[Start of Source data]

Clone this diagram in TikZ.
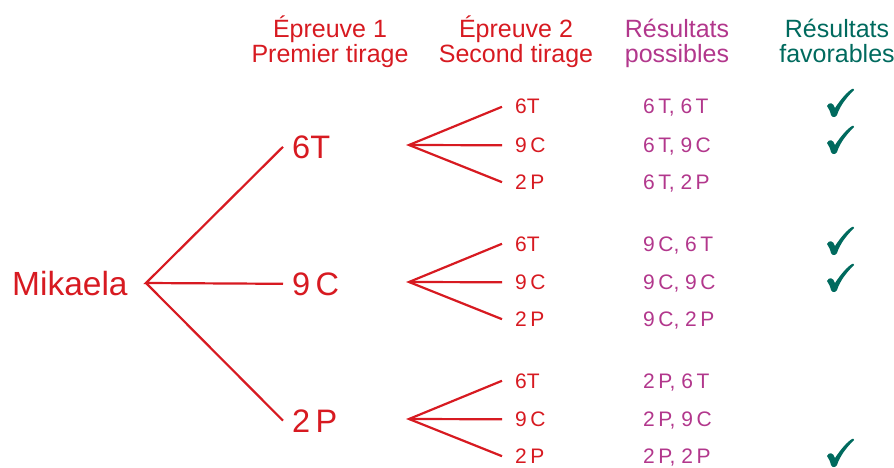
\documentclass[tikz,border=0pt]{standalone}
\usepackage{fontspec}
\setmainfont{Liberation Sans}
\usepackage{tikz}
\definecolor{arbre}{RGB}{215,26,33}
\definecolor{possible}{RGB}{178,55,140}
\definecolor{favorable}{RGB}{0,106,94}
\tikzset{
    branche/.style={draw=arbre, line width=2.2pt},
    tete/.style={anchor=base, inner sep=0pt, font=\fontsize{25}{25}\selectfont},
    tirage/.style={anchor=base west, text=arbre, inner ysep=0pt, inner xsep=9pt, font=\fontsize{32.5}{32.5}\selectfont},
    issue/.style={anchor=base west, text=arbre, inner ysep=0pt, inner xsep=13pt, font=\fontsize{21}{21}\selectfont},
    resultat/.style={anchor=base west, text=possible, inner sep=0pt, font=\fontsize{21}{21}\selectfont},
    coche/.pic={
        \fill[favorable] (-13,3) .. controls (-11,-1) and (-7,-1) .. (-5,5)
            .. controls (1,-4) and (7,-11) .. (12,-14)
            .. controls (13,-14.6) and (14.5,-14) .. (14,-13)
            .. controls (6,-5) and (0,3) .. (-3,12)
            .. controls (-4,14.5) and (-8,15) .. (-9,12)
            .. controls (-10,8) and (-11,6) .. cycle;
    }
}

\begin{document}
\begin{tikzpicture}[x=1pt, y=-1pt]
\useasboundingbox (0,0) rectangle (894,468);

% en-tetes des colonnes
\node[tete, text=arbre] (h1a) at (330,38) {Épreuve 1};
\node[tete, text=arbre] (h1b) at (330,63) {Premier tirage};
\node[tete, text=arbre] (h2a) at (516,38) {Épreuve 2};
\node[tete, text=arbre] (h2b) at (516,63) {Second tirage};
\node[tete, text=possible] (h3a) at (677,38) {Résultats};
\node[tete, text=possible] (h3b) at (677,63) {possibles};
\node[tete, text=favorable] (h4a) at (837,38) {Résultats};
\node[tete, text=favorable] (h4b) at (837,63) {favorables};

% racine et premier tirage
\node[anchor=base west, inner sep=0pt, text=arbre, font=\fontsize{33.5}{33.5}\selectfont] (mik) at (12,295) {Mikaela};
\coordinate (r) at (146,283);
\node[tirage] (t6T) at (283,158) {6T};
\node[tirage] (t9C) at (283,295) {9\,C};
\node[tirage] (t2P) at (283,432) {2\,P};
\draw[branche] (t6T.west) -- (r) -- (t9C.west);
\draw[branche] (r) -- (t2P.west);

% second tirage et resultats possibles
\foreach \p/\y/\nom in {6T/146/6\,T, 9C/283/9\,C, 2P/420/2\,P} {
    \coordinate (v\p) at (409,\y-1);
    \node[issue] (s\p a) at (502,\y-32) {6T};
    \node[issue] (s\p b) at (502,\y+6.5) {9\,C};
    \node[issue] (s\p c) at (502,\y+43.5) {2\,P};
    \draw[branche] (s\p a.west) -- (v\p) -- (s\p c.west);
    \draw[branche] (v\p) -- (s\p b.west);
    \node[resultat] (r\p a) at (643,\y-32) {\nom, 6\,T};
    \node[resultat] (r\p b) at (643,\y+6.5) {\nom, 9\,C};
    \node[resultat] (r\p c) at (643,\y+43.5) {\nom, 2\,P};
}

% resultats favorables
\pic at (840,103) {coche};
\pic at (840,140) {coche};
\pic at (840,241) {coche};
\pic at (840,278) {coche};
\pic at (840,453) {coche};
\end{tikzpicture}
\end{document}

[End of Source data]

▶ **Requirement**
Go through the data above and transcribe it in full, omitting any image.

▶ **Solution to this problem**
Clone this diagram in TikZ.
\documentclass[tikz,border=0pt]{standalone}
\usepackage{fontspec}
\setmainfont{Liberation Sans}
\usepackage{tikz}
\definecolor{arbre}{RGB}{215,26,33}
\definecolor{possible}{RGB}{178,55,140}
\definecolor{favorable}{RGB}{0,106,94}
\tikzset{
    branche/.style={draw=arbre, line width=2.2pt},
    tete/.style={anchor=base, inner sep=0pt, font=\fontsize{25}{25}\selectfont},
    tirage/.style={anchor=base west, text=arbre, inner ysep=0pt, inner xsep=9pt, font=\fontsize{32.5}{32.5}\selectfont},
    issue/.style={anchor=base west, text=arbre, inner ysep=0pt, inner xsep=13pt, font=\fontsize{21}{21}\selectfont},
    resultat/.style={anchor=base west, text=possible, inner sep=0pt, font=\fontsize{21}{21}\selectfont},
    coche/.pic={
        \fill[favorable] (-13,3) .. controls (-11,-1) and (-7,-1) .. (-5,5)
            .. controls (1,-4) and (7,-11) .. (12,-14)
            .. controls (13,-14.6) and (14.5,-14) .. (14,-13)
            .. controls (6,-5) and (0,3) .. (-3,12)
            .. controls (-4,14.5) and (-8,15) .. (-9,12)
            .. controls (-10,8) and (-11,6) .. cycle;
    }
}

\begin{document}
\begin{tikzpicture}[x=1pt, y=-1pt]
\useasboundingbox (0,0) rectangle (894,468);

% en-tetes des colonnes
\node[tete, text=arbre] (h1a) at (330,38) {Épreuve 1};
\node[tete, text=arbre] (h1b) at (330,63) {Premier tirage};
\node[tete, text=arbre] (h2a) at (516,38) {Épreuve 2};
\node[tete, text=arbre] (h2b) at (516,63) {Second tirage};
\node[tete, text=possible] (h3a) at (677,38) {Résultats};
\node[tete, text=possible] (h3b) at (677,63) {possibles};
\node[tete, text=favorable] (h4a) at (837,38) {Résultats};
\node[tete, text=favorable] (h4b) at (837,63) {favorables};

% racine et premier tirage
\node[anchor=base west, inner sep=0pt, text=arbre, font=\fontsize{33.5}{33.5}\selectfont] (mik) at (12,295) {Mikaela};
\coordinate (r) at (146,283);
\node[tirage] (t6T) at (283,158) {6T};
\node[tirage] (t9C) at (283,295) {9\,C};
\node[tirage] (t2P) at (283,432) {2\,P};
\draw[branche] (t6T.west) -- (r) -- (t9C.west);
\draw[branche] (r) -- (t2P.west);

% second tirage et resultats possibles
\foreach \p/\y/\nom in {6T/146/6\,T, 9C/283/9\,C, 2P/420/2\,P} {
    \coordinate (v\p) at (409,\y-1);
    \node[issue] (s\p a) at (502,\y-32) {6T};
    \node[issue] (s\p b) at (502,\y+6.5) {9\,C};
    \node[issue] (s\p c) at (502,\y+43.5) {2\,P};
    \draw[branche] (s\p a.west) -- (v\p) -- (s\p c.west);
    \draw[branche] (v\p) -- (s\p b.west);
    \node[resultat] (r\p a) at (643,\y-32) {\nom, 6\,T};
    \node[resultat] (r\p b) at (643,\y+6.5) {\nom, 9\,C};
    \node[resultat] (r\p c) at (643,\y+43.5) {\nom, 2\,P};
}

% resultats favorables
\pic at (840,103) {coche};
\pic at (840,140) {coche};
\pic at (840,241) {coche};
\pic at (840,278) {coche};
\pic at (840,453) {coche};
\end{tikzpicture}
\end{document}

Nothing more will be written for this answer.